– Никого так не хотела убить, как тебя, Самгин, – со стоном признаётся она.
Придерживая её, переворачиваю на спину, оказываясь сверху. Смотрю на неё, упираясь руками по обе стороны от ее головы, совершая плавные толчки, растягивая удовольствие, почти покидая её тело и возвращаясь в него обратно.
– И я тебя больше всех на свете хочу уничтожить, – сквозь зубы отвечаю на её признание. Она изо всех сил обнимает меня своими тонкими руками, обхватывая ногами торс, словно желая глубже ощутить меня в себе.
– Ты предохраняешься? – спрашиваю, вспоминая, что без презерватива.
– Я больше не могу иметь детей, – тихо шепчет она мне на ухо, едва не заставляя меня остановиться от такой новости.
Когда кончаю в неё, она еще сильнее прижимается ко мне, поглаживая меня по голове, будто успокаивая норовистого жеребца, но каждая её ласка кажется неуместной, лишней в нашем соитии.
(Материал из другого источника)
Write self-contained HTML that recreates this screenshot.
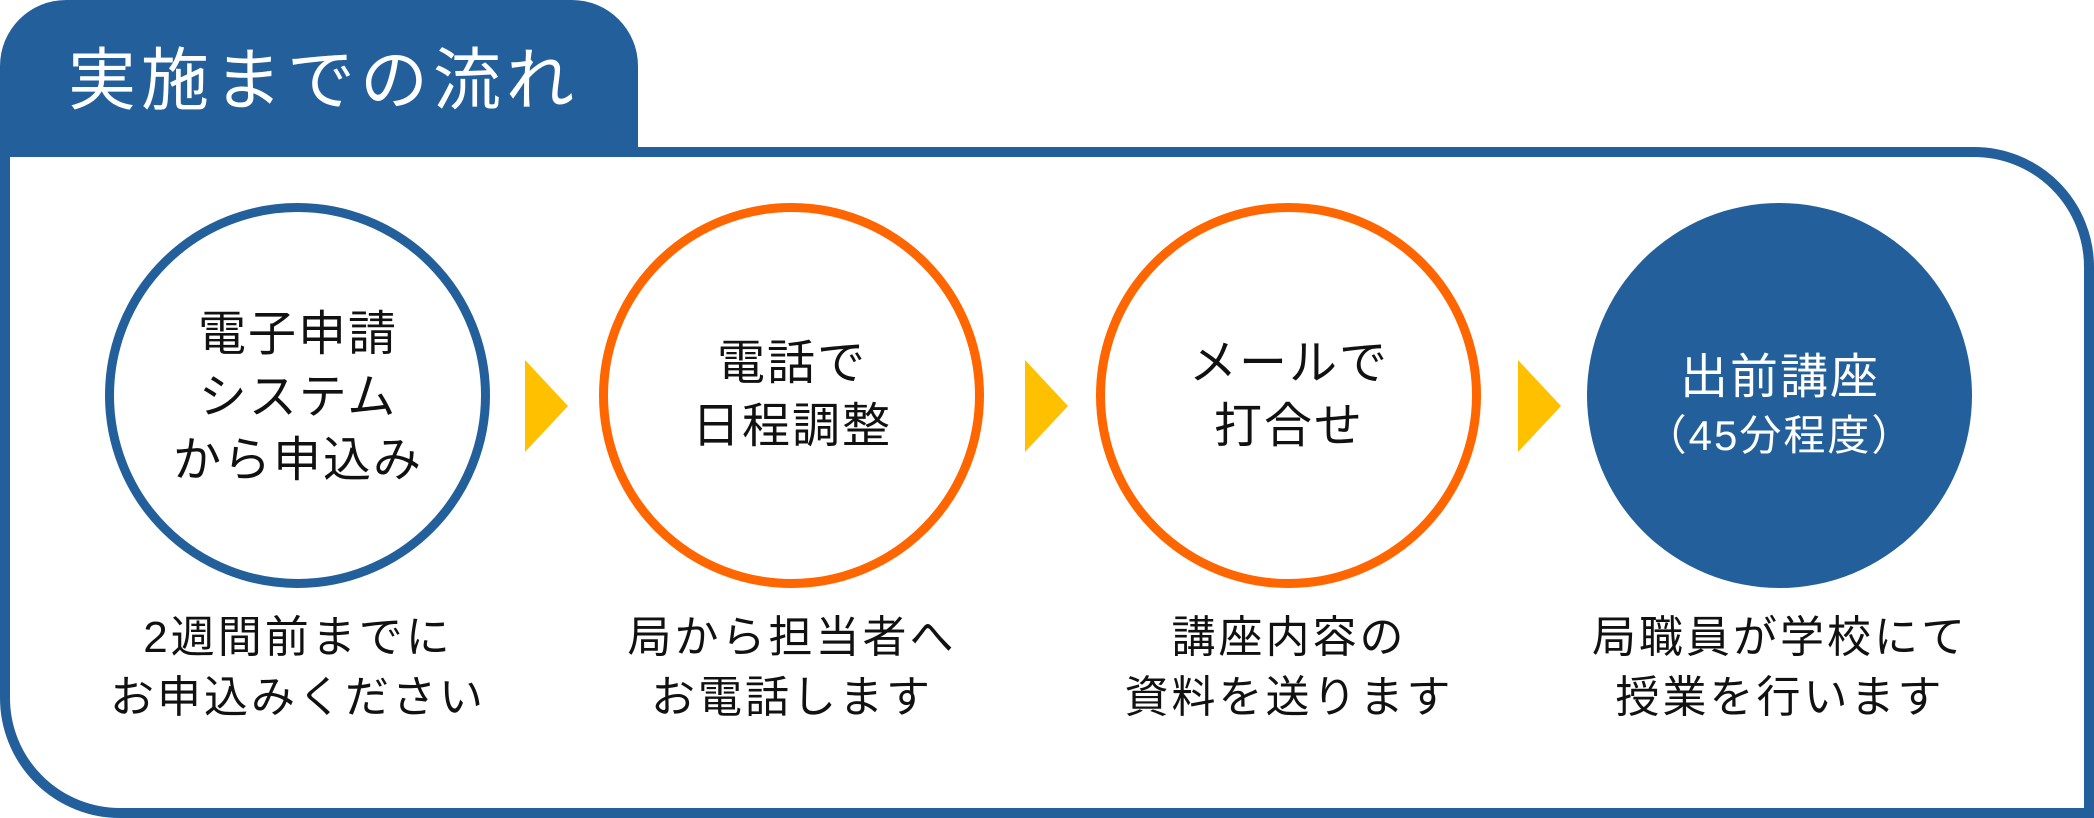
<!DOCTYPE html>
<html><head><meta charset="utf-8"><style>
html,body{margin:0;padding:0;background:#fff}
body{width:2094px;height:818px;position:relative;overflow:hidden;font-family:"Liberation Sans","Noto Sans CJK JP",sans-serif}
.tab{position:absolute;left:0;top:0;width:638px;height:160px;background:#23609b;border-radius:66px 66px 0 0}
.title{position:absolute;left:68px;top:36px;font-size:68px;letter-spacing:5px;color:#fff;line-height:90px;white-space:nowrap}
.box{position:absolute;left:0;top:147px;width:2094px;height:671px;box-sizing:border-box;border:10px solid #23609b;border-radius:0 120px 0 120px;background:#fff}
.c{position:absolute;top:203px;width:385px;height:385px;box-sizing:border-box;border-radius:50%;border:9px solid #23609b;background:#fff}
.o{border-color:#ff6600}
.f{background:#23609b}
.t{position:absolute;width:600px;text-align:center;font-size:48px;letter-spacing:2px;line-height:63px;color:#111;white-space:nowrap}
.b{position:absolute;width:600px;text-align:center;font-size:44px;letter-spacing:3px;line-height:60px;color:#111;top:608px;white-space:nowrap}
.ar{position:absolute;top:360px;width:0;height:0;border-top:46px solid transparent;border-bottom:46px solid transparent;border-left:43px solid #ffc000}
</style></head><body>
<div class="tab"></div>
<div class="title">実施までの流れ</div>
<div class="box"></div>

<div class="c" style="left:105px"></div>
<div class="c o" style="left:599px"></div>
<div class="c o" style="left:1096px"></div>
<div class="c f" style="left:1587px;border:none"></div>

<div class="ar" style="left:525px"></div>
<div class="ar" style="left:1025px"></div>
<div class="ar" style="left:1518px"></div>

<div class="t" style="left:-2px;top:303px">電子申請<br>システム<br>から申込み</div>
<div class="t" style="left:492px;top:332px">電話で<br>日程調整</div>
<div class="t" style="left:989px;top:332px">メールで<br>打合せ</div>
<div class="t" style="left:1480px;top:346px;color:#fff">出前講座</div>
<div class="t" style="left:1480px;top:404px;color:#fff;font-size:42px">（45分程度）</div>

<div class="b" style="left:-2px">2週間前までに<br>お申込みください</div>
<div class="b" style="left:492px">局から担当者へ<br>お電話します</div>
<div class="b" style="left:989px">講座内容の<br>資料を送ります</div>
<div class="b" style="left:1480px">局職員が学校にて<br>授業を行います</div>
</body></html>
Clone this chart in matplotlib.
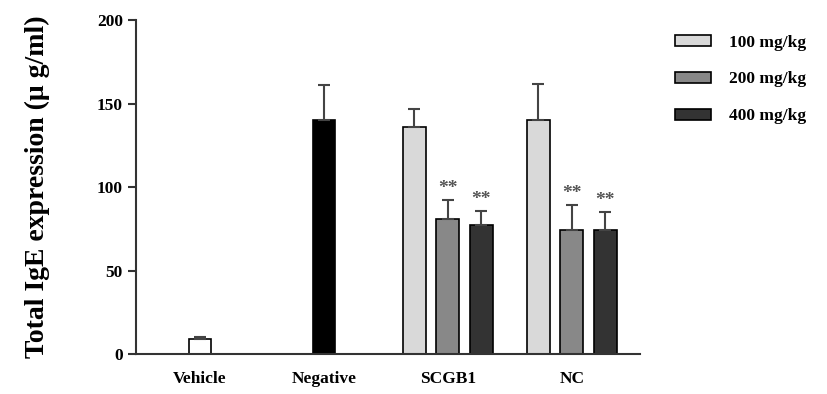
import numpy as np
import matplotlib
matplotlib.use("Agg")
import matplotlib.pyplot as plt
from matplotlib.patches import Patch

plt.rcParams['font.family'] = ['Liberation Serif', 'DejaVu Serif']
plt.rcParams['font.weight'] = 'bold'
plt.rcParams['axes.labelweight'] = 'bold'

# group labels on the x axis
groups = ["Vehicle", "Negative", "SCGB1", "NC"]

# control groups (single bar each)
control_values = [9, 140]
control_errors = [1, 21]
control_colors = ["white", "black"]

# dose groups
doses = ["100 mg/kg", "200 mg/kg", "400 mg/kg"]
dose_colors = ["#d9d9d9", "#888888", "#333333"]
scgb1_values = [136, 81, 77]
scgb1_errors = [11, 11, 8.5]
nc_values = [140, 74, 74]
nc_errors = [22, 15, 11]
# which dose bars get the "**" mark
scgb1_sig = [False, True, True]
nc_sig = [False, True, True]

fig = plt.figure(figsize=(8.27, 3.94), dpi=100)
axis = fig.add_axes([0.1645, 0.1015, 0.6095, 0.8475])

WIDTH = 0.185
OFFSET = 0.27
err_kw = dict(ecolor="#444444", elinewidth=1.5, capsize=4, capthick=1.5)

x = np.arange(len(groups))
for i in range(len(control_values)):
    axis.bar(x[i], control_values[i], WIDTH, color=control_colors[i],
             edgecolor="black", linewidth=1.2,
             yerr=[[0], [control_errors[i]]], error_kw=err_kw)

for gx, vals, errs, sig in [(x[2], scgb1_values, scgb1_errors, scgb1_sig),
                            (x[3], nc_values, nc_errors, nc_sig)]:
    for k in range(len(doses)):
        pos = gx + (k - 1) * OFFSET
        axis.bar(pos, vals[k], WIDTH, color=dose_colors[k],
                 edgecolor="black", linewidth=1.2,
                 yerr=[[0], [errs[k]]], error_kw=err_kw)
        if sig[k]:
            axis.text(pos, vals[k] + errs[k] + 2, "**", ha="center", va="bottom",
                      fontsize=14, color="#555555")

axis.set_xlim(-0.516, 3.55)
axis.set_ylim(0, 200)
axis.set_yticks([0, 50, 100, 150, 200])
axis.set_xticks(x)
axis.set_xticklabels(groups)
axis.tick_params(axis="x", length=0, pad=12, labelsize=12.5)
axis.tick_params(axis="y", length=6, width=1.5, labelsize=12.5, color="#333333")
for s in ["top", "right"]:
    axis.spines[s].set_visible(False)
for s in ["left", "bottom"]:
    axis.spines[s].set_linewidth(1.5)
    axis.spines[s].set_color("#333333")
axis.set_ylabel("Total IgE expression (\u03bc g/ml)", fontsize=20, labelpad=34)

handles = [Patch(facecolor=c, edgecolor="black", linewidth=1.2) for c in dose_colors]
fig.legend(handles, doses, loc="upper left", bbox_to_anchor=(0.797, 0.952),
           frameon=False, fontsize=12.5, handlelength=2.1, handleheight=0.6,
           labelspacing=1.2, handletextpad=1.0)

fig.savefig("out.png", dpi=100)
Я убираю её руки с себя и поднимаюсь с кровати, не предоставив себе передышки, начинаю приводить одежду в порядок.
Соня наблюдает за мной, подобрав под себя ноги, не стесняясь своей наготы.
– Ты же знаешь, что таких сук, как я, нужно стерилизовать, – отвечает она на мой не произнесенный вслух вопрос о детях.
Самгин никогда никого не прощал, и если убивать за меня он перестал, то спустя годы прибег к использованию иных методов мести. Каждый из моих мужей в тот или иной период времени начинал терпеть неудачи в бизнесе, и я не сомневалась, что именно Анатолий приложил к этому руку.
Казалось бы, я должна злиться, впадать в ярость от того, что он разорял мою новую семью, вытряхивая из моего гнезда всё его содержимое, но каждый раз, узнавая о его вмешательстве в свою жизнь, я испытывала болезненное ликование от осознания, что всё еще не безразлична ему. Слушала сплетни заклятых подруг о нем, смотрела его фотографии с очередной пассией, сгорала от ревности и ненависти к нему и успокаивалась, когда муж шел ко дну.
Значит, помнит меня. Значит, я все еще не безразлична ему.
Лежа ночами с очередным опостылевшим мне телом, я вспоминала его руки, его губы и запах, его нежность и грубость, боясь даже самой себе признаться, какую огромную ошибку совершила. Но назад уже ничего не вернуть, такие, как Самгин, не прощают. Смог бы он быть со мной тогда, узнав всю правду, смог бы с тем же желанием смотреть на меня или испытывал бы куда большую брезгливость? Он не простит предательства.
Мне ничего не оставалось, как всю жизнь убеждать себя в том, что я поступила правильно.
И, увидев, каким вырос мой мальчик, я поняла, что, вероятно, не так уж и далека была от истины. Когда я получила от него приглашение на встречу, то не могла поверить собственным глазам, казалось, это лишь какая-то дикая, жестокая шутка. Клим никогда не искал со мной встреч, и если мы случайно где-то пересекались, не подавал вида, что мы имеем друг к другу какое-либо отношение.